I can't remember the last time I heard about a movie on Lifetime I really wanted to see but Georgia O'Keeffe - starring Joan Allen and Jeremy Irons - about the painter's life and marriage sounds amazing. I am trying not to get my hopes up too high...if it was on PBS I would be delighted but Lifetime makes me very nervous. We shall see. (And yes, I know this was not really bookish at all but I had to share.)

[Post pics: Top pic from Georgia O'Keeffe, middle from Bright Star, bottom pic of Claudia Stevens in the one woman play about Mary Anning: Blue Lias. All books provided by pubs.]

comments

I've not only heard of her (first through the old children's book The Dragon in the Cliff) but I once spent a weekend with my children on the very beach near Lyme Regis where she fossil hunted.

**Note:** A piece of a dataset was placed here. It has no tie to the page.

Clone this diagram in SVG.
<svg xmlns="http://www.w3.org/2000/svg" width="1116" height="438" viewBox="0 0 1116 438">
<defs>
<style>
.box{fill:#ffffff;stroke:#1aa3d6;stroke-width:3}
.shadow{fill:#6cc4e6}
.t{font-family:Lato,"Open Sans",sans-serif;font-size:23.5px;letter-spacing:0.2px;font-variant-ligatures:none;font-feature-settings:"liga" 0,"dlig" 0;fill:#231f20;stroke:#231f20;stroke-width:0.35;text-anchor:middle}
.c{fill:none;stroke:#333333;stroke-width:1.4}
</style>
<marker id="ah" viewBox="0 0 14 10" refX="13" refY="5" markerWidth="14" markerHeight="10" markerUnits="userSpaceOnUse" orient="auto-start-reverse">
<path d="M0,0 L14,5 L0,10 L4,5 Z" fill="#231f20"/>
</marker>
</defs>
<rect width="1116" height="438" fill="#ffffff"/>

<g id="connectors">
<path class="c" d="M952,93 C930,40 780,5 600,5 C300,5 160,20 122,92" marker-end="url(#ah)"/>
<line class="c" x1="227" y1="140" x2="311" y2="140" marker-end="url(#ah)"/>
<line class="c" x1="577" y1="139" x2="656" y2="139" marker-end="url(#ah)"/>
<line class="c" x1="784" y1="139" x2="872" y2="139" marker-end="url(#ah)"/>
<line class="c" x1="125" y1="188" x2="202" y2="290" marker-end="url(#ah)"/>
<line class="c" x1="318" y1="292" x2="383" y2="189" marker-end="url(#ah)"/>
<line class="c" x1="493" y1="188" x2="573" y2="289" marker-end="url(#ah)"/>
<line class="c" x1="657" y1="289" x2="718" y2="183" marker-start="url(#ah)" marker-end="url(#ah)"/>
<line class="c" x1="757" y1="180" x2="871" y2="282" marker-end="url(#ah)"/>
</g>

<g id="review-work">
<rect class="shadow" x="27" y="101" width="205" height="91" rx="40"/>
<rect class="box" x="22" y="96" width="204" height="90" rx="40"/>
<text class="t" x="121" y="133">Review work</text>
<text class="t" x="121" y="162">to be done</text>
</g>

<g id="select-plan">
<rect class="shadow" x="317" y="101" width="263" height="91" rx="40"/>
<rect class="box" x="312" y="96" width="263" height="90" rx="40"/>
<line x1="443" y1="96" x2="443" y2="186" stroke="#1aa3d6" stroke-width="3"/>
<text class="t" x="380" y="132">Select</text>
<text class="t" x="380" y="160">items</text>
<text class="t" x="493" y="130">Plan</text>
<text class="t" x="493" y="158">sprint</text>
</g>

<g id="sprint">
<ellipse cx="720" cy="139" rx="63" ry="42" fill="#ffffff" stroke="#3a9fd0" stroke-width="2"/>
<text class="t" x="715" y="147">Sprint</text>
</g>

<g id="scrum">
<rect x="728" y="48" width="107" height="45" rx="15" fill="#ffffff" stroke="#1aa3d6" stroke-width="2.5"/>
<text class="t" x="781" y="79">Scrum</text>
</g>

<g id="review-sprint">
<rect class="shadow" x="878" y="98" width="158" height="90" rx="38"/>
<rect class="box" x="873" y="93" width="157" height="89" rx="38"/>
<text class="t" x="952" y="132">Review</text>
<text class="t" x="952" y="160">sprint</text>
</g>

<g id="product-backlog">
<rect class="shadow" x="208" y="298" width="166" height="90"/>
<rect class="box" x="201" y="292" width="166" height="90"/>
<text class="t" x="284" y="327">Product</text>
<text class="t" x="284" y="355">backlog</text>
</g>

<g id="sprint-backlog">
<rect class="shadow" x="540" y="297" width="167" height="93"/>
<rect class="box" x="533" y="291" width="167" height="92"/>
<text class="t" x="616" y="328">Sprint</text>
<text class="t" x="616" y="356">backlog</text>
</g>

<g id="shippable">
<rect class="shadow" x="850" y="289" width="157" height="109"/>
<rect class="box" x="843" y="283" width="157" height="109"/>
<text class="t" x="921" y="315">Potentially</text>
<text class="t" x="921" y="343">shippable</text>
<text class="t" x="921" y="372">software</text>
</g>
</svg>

The cliffs are protected, but if you whack the pieces of shale that make up the beach, you find your own small fossils...It is pretty magical.

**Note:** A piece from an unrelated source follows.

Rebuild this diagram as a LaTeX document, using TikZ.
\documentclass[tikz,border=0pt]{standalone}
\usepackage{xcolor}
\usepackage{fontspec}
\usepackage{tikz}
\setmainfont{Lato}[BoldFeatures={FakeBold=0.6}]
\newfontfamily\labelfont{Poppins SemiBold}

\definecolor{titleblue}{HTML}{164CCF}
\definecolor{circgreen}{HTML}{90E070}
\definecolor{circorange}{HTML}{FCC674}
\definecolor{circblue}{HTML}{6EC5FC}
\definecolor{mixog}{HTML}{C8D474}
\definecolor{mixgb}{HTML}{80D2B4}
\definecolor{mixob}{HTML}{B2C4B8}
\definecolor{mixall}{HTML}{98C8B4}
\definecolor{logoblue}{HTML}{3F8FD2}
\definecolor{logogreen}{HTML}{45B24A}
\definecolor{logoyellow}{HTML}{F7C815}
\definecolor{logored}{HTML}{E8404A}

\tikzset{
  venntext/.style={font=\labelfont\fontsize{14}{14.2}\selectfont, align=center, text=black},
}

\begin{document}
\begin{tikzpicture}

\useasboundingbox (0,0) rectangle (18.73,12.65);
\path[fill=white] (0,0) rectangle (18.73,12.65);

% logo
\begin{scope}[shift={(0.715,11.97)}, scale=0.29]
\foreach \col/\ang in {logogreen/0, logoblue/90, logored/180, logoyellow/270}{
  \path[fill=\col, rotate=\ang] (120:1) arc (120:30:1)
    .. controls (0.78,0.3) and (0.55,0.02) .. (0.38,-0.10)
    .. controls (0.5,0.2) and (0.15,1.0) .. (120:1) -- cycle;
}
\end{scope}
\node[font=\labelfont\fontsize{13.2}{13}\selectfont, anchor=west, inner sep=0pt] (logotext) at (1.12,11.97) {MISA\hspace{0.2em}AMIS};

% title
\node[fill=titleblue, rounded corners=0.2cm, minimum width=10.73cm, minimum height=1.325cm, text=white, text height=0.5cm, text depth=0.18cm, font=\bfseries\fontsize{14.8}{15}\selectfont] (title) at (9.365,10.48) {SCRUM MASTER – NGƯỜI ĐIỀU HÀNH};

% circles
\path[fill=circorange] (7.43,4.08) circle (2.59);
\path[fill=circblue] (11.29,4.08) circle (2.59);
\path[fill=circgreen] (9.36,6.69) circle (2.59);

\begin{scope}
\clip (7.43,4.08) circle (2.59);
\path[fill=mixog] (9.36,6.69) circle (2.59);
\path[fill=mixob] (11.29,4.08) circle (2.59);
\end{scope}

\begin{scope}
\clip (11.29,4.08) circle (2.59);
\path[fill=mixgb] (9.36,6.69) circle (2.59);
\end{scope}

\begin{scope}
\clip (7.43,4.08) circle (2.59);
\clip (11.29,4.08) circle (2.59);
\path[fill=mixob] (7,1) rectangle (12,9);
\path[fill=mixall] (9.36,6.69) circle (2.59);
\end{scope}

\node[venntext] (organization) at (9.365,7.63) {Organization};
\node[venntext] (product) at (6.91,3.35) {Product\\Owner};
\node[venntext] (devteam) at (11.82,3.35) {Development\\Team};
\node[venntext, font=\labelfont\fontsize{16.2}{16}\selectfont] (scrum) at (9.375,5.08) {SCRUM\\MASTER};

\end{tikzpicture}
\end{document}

TadMack [TypeKey Profile Page]

Ooh, ooh, it all sounds good, and I HEAR YA on the Lifetime thing. I adore Georgia O'Keefe, but I fear the Estrogen Channel. Here's hoping they do her justice.

I love that middle picture; it always amazes me how they get those shots sans bees.

Wired sounds AWESOME. I have to go read it. :)

Charlotte that is SO COOL!!! I'd love to go there. She was amazing!

I just wish we knew more about her or learned more about her as part of regular old Earth Science classes. That was the dullest class in the world (7th grade). Actually knowing about real fossil hunters would have helped A LOT!

If you ever go, stay here: http://www.swansmead.co.uk/ It is a two minute walk from the fossil beach, and the owners are lovely!

I went to a screening of Bright Star last week and it is truly beautifully filmed. I heard that it follows some pretty obscure details of Keats' life (I don't know enough of his life to verify that) and there are some truly romantic moments. However, there are some fairly dull moments also. It is a beautiful period piece but don't expect a whole lot more from it.

Something pretty would be fine with me right now....add some sparkles and I'd be overjoyed! ha!